● **AVAILABLE DATA**:
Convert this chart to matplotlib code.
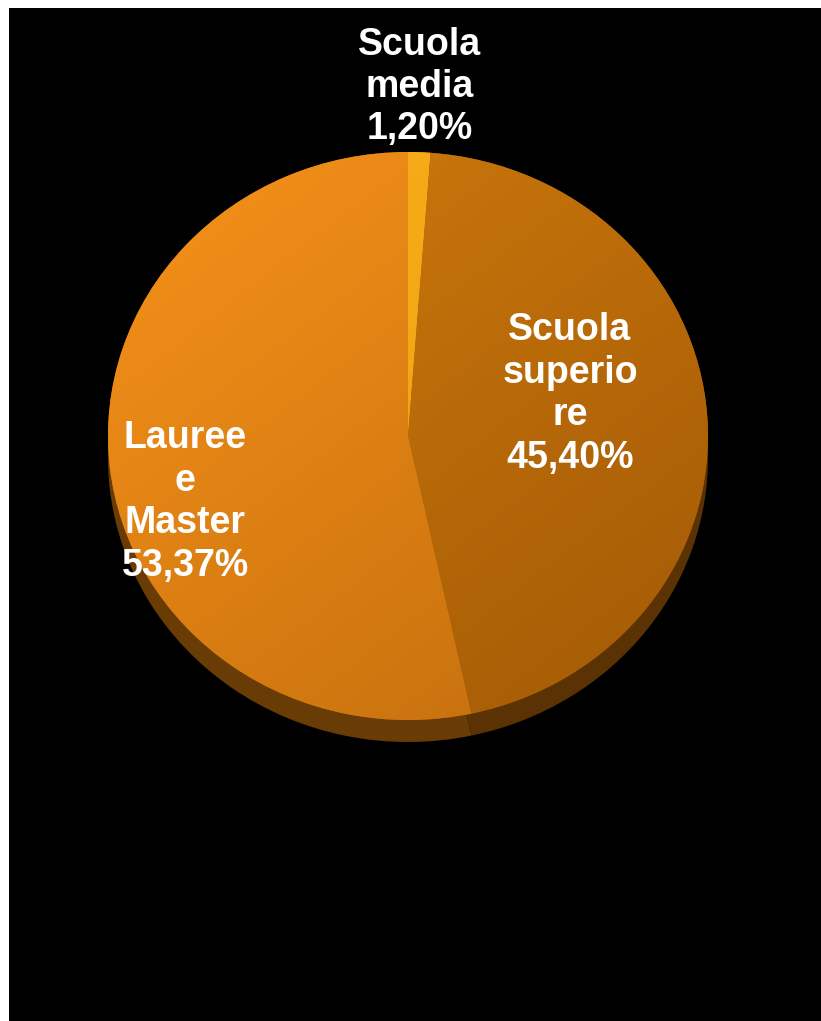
import numpy as np
import matplotlib
matplotlib.use('Agg')
import matplotlib.pyplot as plt
from matplotlib.colors import LinearSegmentedColormap

# dati
categorie = ["Scuola media", "Scuola superiore", "Lauree e Master"]
valori = [1.20, 45.40, 53.37]
etichette = ["Scuola\nmedia\n1,20%", "Scuola\nsuperio\nre\n45,40%", "Lauree\ne\nMaster\n53,37%"]

# colori chiaro -> scuro per ogni fetta
colori = [("#F7B01A", "#EE9C0E"), ("#D27C0C", "#A25A06"), ("#F7921A", "#C06C0C")]
colori_bordo = [("#B67A10", "#8A5606"), ("#7E4806", "#5A3204"), ("#9A5A0A", "#6A3C05")]

W, H = 821, 1021
fig = plt.figure(figsize=(W / 100, H / 100), dpi=100, facecolor="white")

# sfondo nero
bg = fig.add_axes([9 / W, 0, 1 - 9 / W, 1 - 8 / H])
bg.set_facecolor("black")
bg.set_xticks([])
bg.set_yticks([])
for s in bg.spines.values():
    s.set_visible(False)

# asse della torta (ellisse 600x568 px)
cx, cy, rx, ry = 408, 436, 300, 284
ax = fig.add_axes([(cx - rx) / W, (H - cy - ry) / H, 2 * rx / W, 2 * ry / H])
ax.axis("off")

# bordo 3D sotto la torta
spessore = 22 / ry
wb, _ = ax.pie(valori, startangle=90, counterclock=False, radius=1,
               center=(0, -spessore), frame=False)
for w, (c1, c2) in zip(wb, colori_bordo):
    w.set_facecolor(c2)
    w.set_edgecolor("none")
    w.set_clip_on(False)

# faccia superiore con gradiente
wedges, _ = ax.pie(valori, startangle=90, counterclock=False, radius=1, frame=False)
yy, xx = np.mgrid[1:-1:200j, -1:1:200j]
grad = np.clip((0.55 * (1 - yy) + 0.45 * (xx + 1)) / 2, 0, 1)
for w, (c1, c2) in zip(wedges, colori):
    w.set_facecolor(c2)
    w.set_edgecolor("none")
    cmap = LinearSegmentedColormap.from_list("g", [c1, c2])
    im = ax.imshow(grad, cmap=cmap, extent=(-1, 1, -1, 1), aspect="auto",
                   vmin=0, vmax=1, zorder=2)
    im.set_clip_path(w)
ax.set_xlim(-1, 1)
ax.set_ylim(-1, 1)
ax.set_aspect("auto")

# etichette
pos_etichette = [(420, 87), (570, 394), (185, 502)]
for testo, (x, y) in zip(etichette, pos_etichette):
    fig.text(x / W, 1 - y / H, testo, ha="center", va="center", color="white",
             fontsize=27, fontweight="bold", family="Liberation Sans",
             linespacing=1.23, zorder=5)

fig.savefig("out.png", dpi=100, facecolor="white")
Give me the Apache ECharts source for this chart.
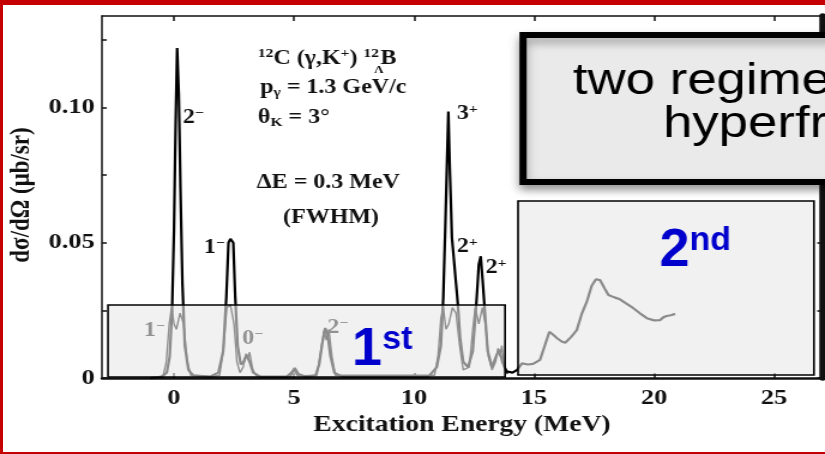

● **TASK OBJECTIVE**:
For this exercise, gather every line of the data that contains the word "matplotlib".

● **WRITTEN REPLY**:
Convert this chart to matplotlib code.
import matplotlib
matplotlib.use('Agg')
import matplotlib.pyplot as plt
from matplotlib.colors import LinearSegmentedColormap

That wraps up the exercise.